Example of a quality-oriented pipeline

A pipeline is more useful when each stage answers a different question.

  • Pre-commit or local checks, basic syntax, formatting, fast unit tests
  • Pull request validation, changed component tests, API tests, security checks, build verification
  • Integration stage, service-to-service flows, database migrations, contract tests
  • Pre-deploy stage, smoke tests, environment checks, release gate validation
  • Post-deploy stage, synthetic monitoring, alerting, rollback triggers

That sequence is not about test quantity. It is about narrowing uncertainty before the release moves to the next stage.

Continuous testing is not just “more automated tests”

A common mistake is to equate continuous testing with test automation in general. Test automation is a tool. Continuous testing is a delivery strategy.

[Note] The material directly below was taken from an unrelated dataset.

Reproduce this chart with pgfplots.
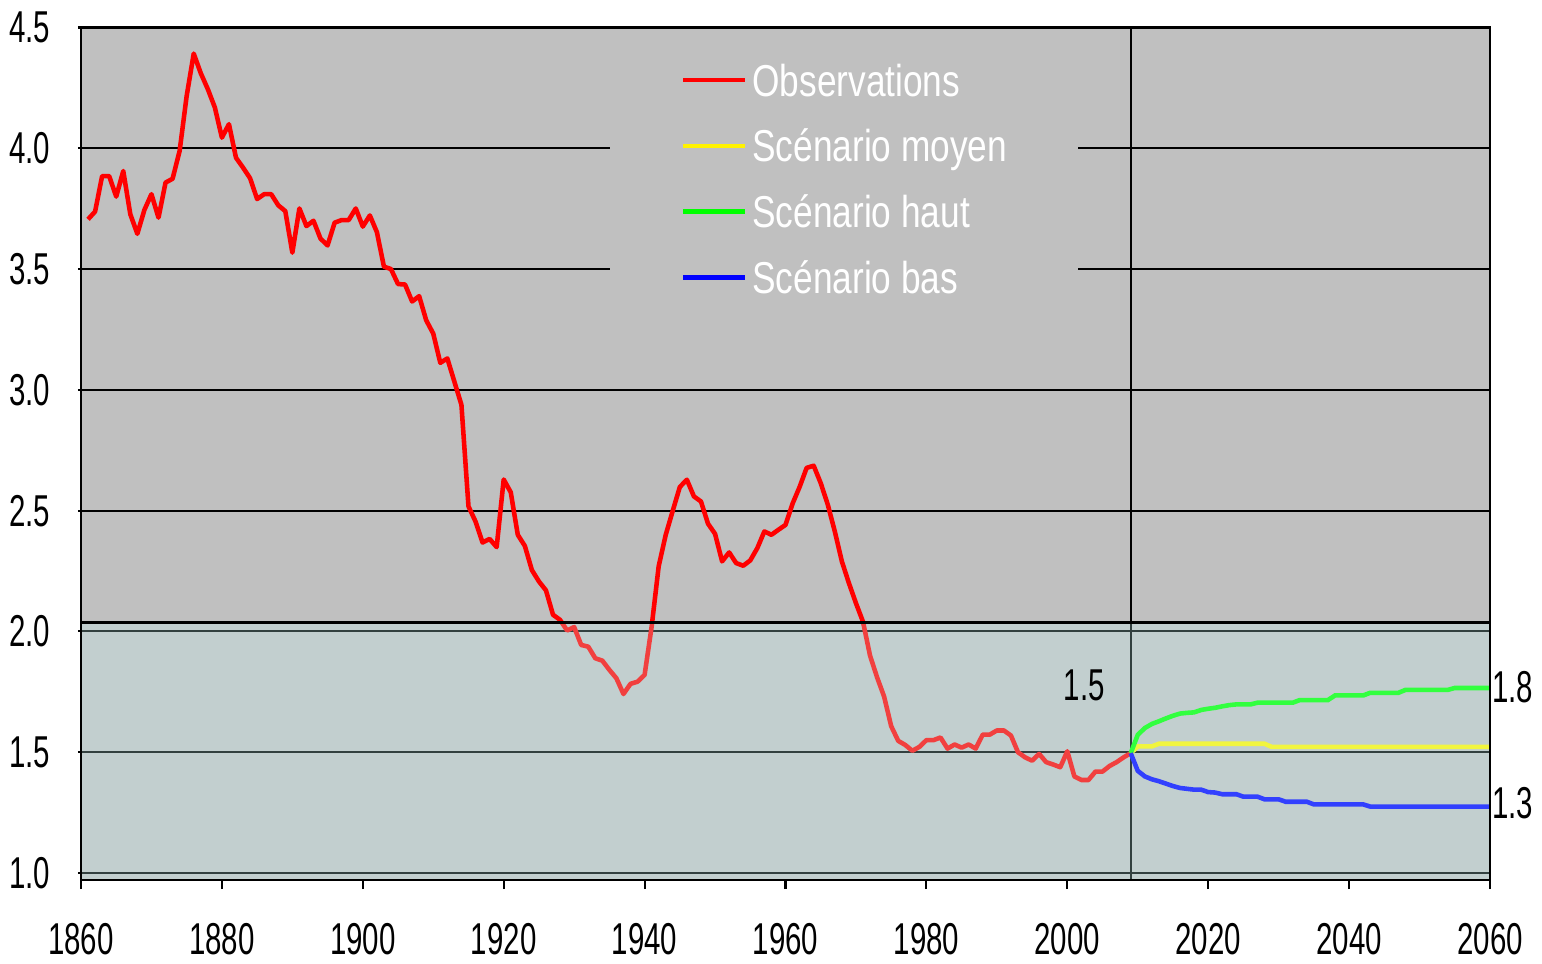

A team can automate thousands of tests and still have poor continuous testing if:

  • Test runs take too long for the pipeline to stay useful
  • Failures are flaky and ignored
  • The suite is dominated by brittle UI tests
  • No one knows which tests matter for a given change
  • Passing tests do not map to release decisions

The most effective systems combine automation with selective execution, test layering, and quality gates. They answer, “What should run here?” instead of “What can we automate eventually?”

The goal is not maximum test count, it is maximum decision quality per minute of pipeline time.

The difference between frequent testing and continuous testing

This distinction is important enough to state directly.

Frequent testing

Frequent testing means tests run often. That could be every commit, every hour, every night, or every deployment. Frequency is helpful, but by itself it says nothing about signal quality.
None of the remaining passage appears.